Added WT1 to tracking - While not originally in the project gene list, WT1 is an excellent example of isoform-specific function with both:
- Positive annotations specific to -KTS isoforms
- NOT annotations specific to +KTS isoforms
AGRN Review Complete:
The AGRN gene review was already complete (105 annotations reviewed). AGRN serves as an excellent paradigm case for this project because the review captures:
- Two types of isoform variation:
- N-terminal diversity: LN-agrin (isoform 1, secreted) vs SN-agrin (isoform 2, transmembrane)
-
C-terminal splice variants: z+ (neural, contain z8 insert) vs z0 (muscle, no insert)
-
Functionally distinct activities:
- Neural z+ isoforms: Active at NMJ, induce AChR clustering via LRP4-MuSK
-
Muscle z0 isoforms: Structural roles in basement membranes, no NMJ clustering activity
-
The review correctly distinguishes:
- "neuromuscular junction development" as a CORE function (z+ specific)
- "basement membrane" as a CORE localization (both isoforms but LN-agrin dominant)
- "nervous system development" as NON_CORE (too broad)

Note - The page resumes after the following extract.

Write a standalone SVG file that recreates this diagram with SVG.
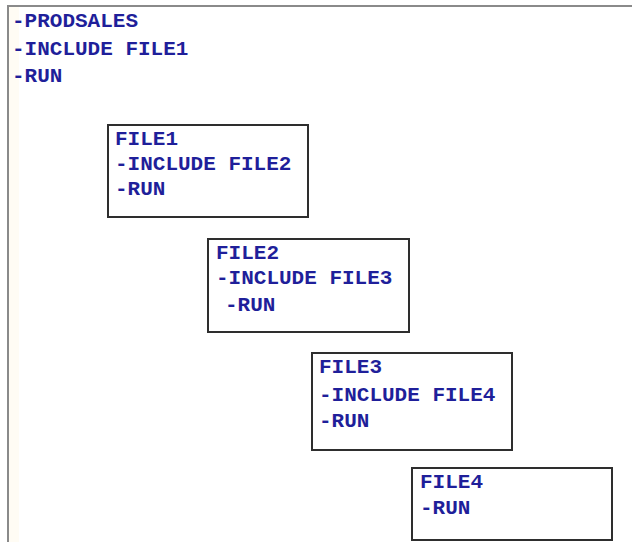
<svg xmlns="http://www.w3.org/2000/svg" width="632" height="542" viewBox="0 0 632 542">
  <style>
    .t { font-family: "Liberation Mono", "Courier New", monospace; font-weight: bold; font-size: 21px; fill: #1f1f9a; }
    .box { fill: #ffffff; stroke: #2e2e2e; stroke-width: 2; }
    .frame { stroke: #8a8a8a; stroke-width: 2; fill: none; }
  </style>
  <rect x="0" y="0" width="632" height="542" fill="#ffffff"/>
  <!-- panel margin strip and frame -->
  <rect x="9" y="7" width="10" height="535" fill="#fffcf4"/>
  <path class="frame" d="M8 542 V6 H632"/>

  <g id="main">
    <text class="t" x="12" y="27">-PRODSALES</text>
    <text class="t" x="12" y="55">-INCLUDE FILE1</text>
    <text class="t" x="12" y="82">-RUN</text>
  </g>

  <g id="connectors"></g>

  <g id="file1">
    <rect class="box" x="108" y="125" width="200" height="92"/>
    <text class="t" x="115" y="145">FILE1</text>
    <text class="t" x="115" y="170">-INCLUDE FILE2</text>
    <text class="t" x="115" y="195">-RUN</text>
  </g>

  <g id="file2">
    <rect class="box" x="208" y="239" width="201" height="93"/>
    <text class="t" x="216" y="259">FILE2</text>
    <text class="t" x="216" y="284">-INCLUDE FILE3</text>
    <text class="t" x="225" y="311">-RUN</text>
  </g>

  <g id="file3">
    <rect class="box" x="312" y="353" width="200" height="97"/>
    <text class="t" x="319" y="373">FILE3</text>
    <text class="t" x="319" y="401">-INCLUDE FILE4</text>
    <text class="t" x="319" y="427">-RUN</text>
  </g>

  <g id="file4">
    <rect class="box" x="412" y="468" width="200" height="72"/>
    <text class="t" x="420" y="488">FILE4</text>
    <text class="t" x="420" y="514">-RUN</text>
  </g>
</svg>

Key insight: While the GOA file doesn't contain explicit isoform-specific annotations (no O00468-1 or O00468-2), the review narrative correctly captures isoform-specific biology in the summaries and reasons.
Extended data model for isoform tracking:
- Added optional isoform field to ExistingAnnotation in gene_review.yaml schema
- Updated GOAAnnotation dataclass in goa_validator.py to extract isoform from gene product ID
- UniProt isoform IDs (e.g., P19544-1) are now automatically detected and stored
- Added comprehensive tests for isoform extraction and seeding
- All 29 GOA validator tests pass
Human genes with isoform-specific annotations identified in existing GOA files:
- BCL2L12 (Q9HB09-1)
- DAB2IP (Q5VWQ8-2)
- NFS1 (Q9Y697-2)
- PTEN (P60484-2)
- SGCA (Q16586-2)
- WT1 (P19544-1)
2026-01-16
Initial project creation. Research conducted on classic isoform cases:
Key findings from literature search:
- AGRN (Agrin) - Excellent paradigm case
- Z+ isoforms (neuronal): contain 8-19 AA inserts, potent AChR clustering activity
- Z- isoforms (muscle): lack inserts, no clustering activity
- Regulated by NOVA1/2 and PTBP1 during neuronal differentiation
-
Clinical relevance: mis-splicing in SMA
-
BCL2L1 (Bcl-x) - Classic antagonistic isoforms
- Bcl-xL (long): anti-apoptotic, contains BH1-4 domains
- Bcl-xS (short): pro-apoptotic, lacks BH1/BH2
- Alternative 5' splice site selection in exon 2
-
Cancer relevance: Bcl-xL overexpression confers drug resistance
-
VEGFA - Differential matrix binding
- VEGF121: freely diffusible, no heparin binding
- VEGF165: intermediate, binds heparin, NRP1 coreceptor
- VEGF189: matrix-bound, densest vessel sprouting
-
Different vascular patterning outcomes
-
FAS/CD95 - Membrane vs soluble antagonism
- Membrane Fas: triggers apoptosis
- Soluble Fas (lacks exon 6/TM domain): inhibits apoptosis
-
At least 7 isoforms identified
-
FN1 (Fibronectin) - Embryonic/wound healing specific
- EDA/EDB (EIIIA/EIIIB) domains: alternative exons
- Plasma FN: lacks both, soluble
- Cellular FN: contains EDA/EDB, embryonic, wound healing
- Double-null embryos have cardiovascular defects
Decision on DSCAM: Include with caveats - human DSCAM does NOT have the 38,016 isoform diversity of Drosophila Dscam1. The vertebrate equivalent is clustered protocadherins. Still worth reviewing but with lower priority.
Next steps: Begin with AGRN as it has clear, well-documented isoform-specific functions with clinical relevance.